The Boundaries Between Standards and Policy: AI Training as a Case Study
One of the areas I’m tracking from my usual standards’ perspective is how we set up guardrails for AI—how we contain its risks while still allowing the world to benefit from its utility. This challenge provides an excellent case study in the limitations of technical standards and where policy must step in to complement them.
A perfect example is the new IETF AI Preferences (AIPREF) working group.
The AI Preferences Working Group will standardize building blocks that allow for the expression of preferences about how content is collected and processed for Artificial Intelligence (AI) model development, deployment, and use.

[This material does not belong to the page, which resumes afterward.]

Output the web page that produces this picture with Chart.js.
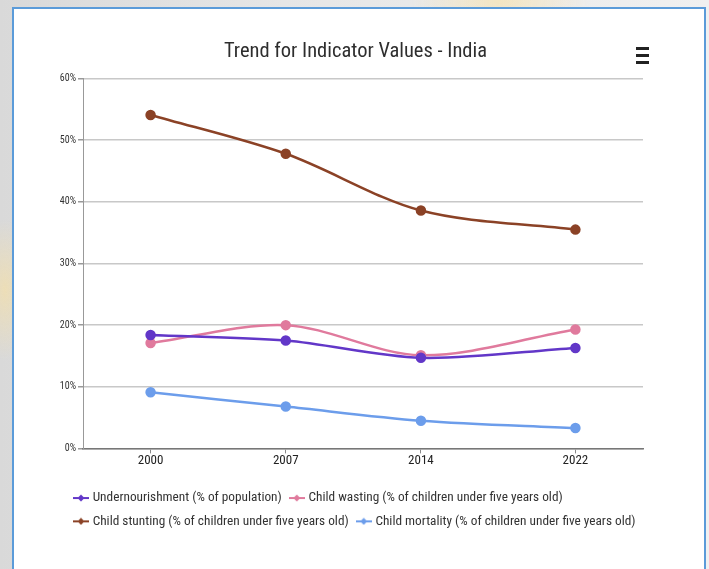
<!DOCTYPE html>
<html lang="en">
<head>
  <meta charset="UTF-8" />
  <title>Trend for Indicator Values - India</title>
  <script src="https://cdn.jsdelivr.net/npm/chart.js"></script>
  <style>
    html, body {
      margin: 0;
      padding: 0;
      width: 709px;
      height: 569px;
      overflow: hidden;
    }
    body {
      background:
        radial-gradient(ellipse 90px 60px at 500px 0px, rgba(250, 225, 160, 0.55), rgba(250, 225, 160, 0) 100%),
        radial-gradient(ellipse 30px 70px at 5px 290px, rgba(250, 225, 160, 0.6), rgba(250, 225, 160, 0) 100%),
        linear-gradient(90deg, #d9d9d9, #e6e6e6 40%, #f0f0f0);
    }
    .frame {
      position: absolute;
      left: 12px;
      top: 7px;
      width: 690px;
      height: 600px;
      background: #fff;
      border: 2px solid #5b9bd9;
    }
    .box {
      position: absolute;
      left: 0px;
      top: 0px;
      width: 688px;
      height: 540px;
    }
    .menu {
      position: absolute;
      left: 622px;
      top: 38px;
      width: 13px;
    }
    .menu span {
      display: block;
      height: 3px;
      margin-bottom: 4px;
      background: #222;
    }
  </style>
</head>
<body>
  <div class="frame">
    <div class="box"><canvas id="chart"></canvas></div>
    <div class="menu"><span></span><span></span><span></span></div>
  </div>
  <script>
    const years = [2000, 2007, 2014, 2022];
    const undernourishment = [18.4, 17.5, 14.7, 16.3];
    const wasting = [17.1, 20.0, 15.1, 19.3];
    const stunting = [54.1, 47.8, 38.6, 35.5];
    const mortality = [9.1, 6.8, 4.5, 3.3];
    const yTicks = [0, 10, 20, 30, 40, 50, 60];

    const seriesNames = [
      "Undernourishment (% of population)",
      "Child wasting (% of children under five years old)",
      "Child stunting (% of children under five years old)",
      "Child mortality (% of children under five years old)"
    ];
    const seriesValues = [undernourishment, wasting, stunting, mortality];
    const seriesColors = ["#6237c8", "#e07a9d", "#8b4226", "#6c9deb"];

    // little line-with-diamond marker used in the legend
    function legendMarker(color) {
      const c = document.createElement("canvas");
      c.width = 16;
      c.height = 8;
      const g = c.getContext("2d");
      g.fillStyle = color;
      g.fillRect(0, 3, 16, 2);
      g.beginPath();
      g.moveTo(8, 0.5);
      g.lineTo(11.5, 4);
      g.lineTo(8, 7.5);
      g.lineTo(4.5, 4);
      g.closePath();
      g.fill();
      return c;
    }

    const datasets = seriesNames.map((name, i) => ({
      label: name,
      data: years.map((y, j) => ({ x: y, y: seriesValues[i][j] })),
      borderColor: seriesColors[i],
      backgroundColor: seriesColors[i],
      borderWidth: 2.5,
      pointRadius: 4,
      pointHoverRadius: 5,
      tension: 0.32,
      fill: false
    }));

    const font = "'Roboto Condensed', Roboto, sans-serif";

    // move legend and title sideways, the y axis takes the whole left margin
    const shiftBoxes = {
      id: "shiftBoxes",
      afterLayout(chart) {
        chart.legend.left += 52;
        chart.legend.right += 52;
        chart.titleBlock.left += 27;
        chart.titleBlock.right += 27;
      }
    };

    new Chart(document.getElementById("chart"), {
      type: "line",
      data: { datasets: datasets },
      plugins: [shiftBoxes],
      options: {
        responsive: true,
        maintainAspectRatio: false,
        animation: false,
        layout: { padding: { left: 0, right: 59, top: 0, bottom: 11 } },
        scales: {
          x: {
            type: "linear",
            min: 1996.5,
            max: 2025.5,
            afterBuildTicks: (s) => { s.ticks = years.map(v => ({ value: v })); },
            afterFit: (s) => { s.height = 33; },
            ticks: {
              color: "#222",
              font: { family: font, size: 13 },
              padding: 0,
              callback: (v) => String(v)
            },
            grid: { drawOnChartArea: false, tickLength: 5, tickColor: "#888" },
            border: { color: "#777", width: 1.5 }
          },
          y: {
            min: 0,
            max: 60,
            afterBuildTicks: (s) => { s.ticks = yTicks.map(v => ({ value: v })); },
            afterFit: (s) => { s.width = 69; },
            ticks: {
              color: "#333",
              font: { family: font, size: 10 },
              padding: 2,
              callback: (v) => v + "%"
            },
            grid: { color: "#c8c8c8", lineWidth: 1.5, tickLength: 5, tickColor: "#999" },
            border: { color: "#999", width: 1 }
          }
        },
        plugins: {
          title: {
            display: true,
            text: "Trend for Indicator Values - India",
            color: "#2e2e2e",
            font: { family: font, size: 20.5, weight: "normal" },
            padding: { top: 31, bottom: 14 }
          },
          legend: {
            position: "bottom",
            align: "start",
            maxWidth: 620,
            labels: {
              color: "#333",
              font: { family: font, size: 13.3 },
              usePointStyle: true,
              pointStyleWidth: 10,
              padding: 10,
              generateLabels: (chart) => {
                const items = Chart.defaults.plugins.legend.labels.generateLabels(chart);
                items.forEach((it, i) => { it.pointStyle = legendMarker(seriesColors[i]); });
                return items;
              }
            }
          },
          tooltip: { enabled: false }
        }
      }
    });
  </script>
</body>
</html>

That covers a lot of ground. AIPREF is working on a machine-readable vocabulary to signal whether a website opts in or out of AI collecting and using its content for training or generation. That one issue alone is incredibly complex, raising fundamental questions about how standards and policy interact.
Where Standards End and Policy Begins
Let’s break down some of the key issues:
What’s the default if no AI preference is specified? Is it opt-in (AI can collect anything unless told otherwise) or opt-out (AI needs explicit permission)?
How granular should this be? Can a site allow AI to use some content but not all?
How public should AI preferences be? Should opt-in or opt-out status be easily accessible, or should it be restricted?
How do you protect non-public AI preferences? If a site’s AI policies shouldn’t be public, how should that information be secured?
Pop quiz: which of these should be covered in a technical standard, and which belong in policy or regulation?
Technical Standards vs. Policy: Drawing the Line
The first one—what’s the default setting?—is a policy decision. The standard just needs to provide a vocabulary that enables either choice. Same for the second issue—granularity. Whether a site can allow AI to use some content but not others is a policy decision; the standard just provides the technical means to express it.
What about the third—public vs. private AI preferences? That’s policy too. Different jurisdictions may require different levels of transparency, and contract law could add further complexity. Again, the standard has to support both possibilities.
The fourth, though—protecting non-public AI preferences—is a technical problem. If the information isn’t public, it needs to be encrypted. If it’s encrypted, authorized entities need the keys to decrypt it. And just like that, we’ve gone from a vocabulary problem to a key management problem—an entirely separate research area, likely out of scope for AIPREF.
📩 Want to stay updated? I write about AI, digital identity, and standards—because someone has to keep track of all this! Subscribe to get a notification when new blog posts go live. No spam, just the good stuff. [Subscribe here]
The Broader AI Policy Landscape
AIPREF isn’t the only group tackling these issues. The G7 Hiroshima AI Process (HAIP), led by the OECD, delivered a Comprehensive Policy Framework in 2023. This includes Guiding Principles, a Code of Conduct, and a report outlining the G7 Common Understanding of Generative AI—all aimed at balancing innovation with responsible AI governance in some of the biggest markets in the world.
Meanwhile, in the UK, the Information Commissioner’s Office (ICO) weighed in on AI and copyright in response to a government consultation. While copyright law isn’t in the ICO’s jurisdiction, personal data protection is—and the two areas overlap significantly. The ICO emphasized the need for clearer policy signals so AI developers know what they can and can’t do. (Sound familiar? That’s essentially the first question in our list above.) They also pointed out potential unintended consequences, such as AI training exceptions in copyright law that don’t necessarily override other legal obligations, like data protection rules.
AI and Ethical Use: Mind the Gaps
As AI tools become more integrated into daily life, we all need to check our assumptions about whether the content we interact with is ethically sourced. This isn’t about avoiding AI—it’s about being thoughtful in how we use it. Standards provide the technical mechanisms, but it’s policy that defines the rules. And if policy doesn’t step up, AI developers are left guessing—or making those decisions themselves.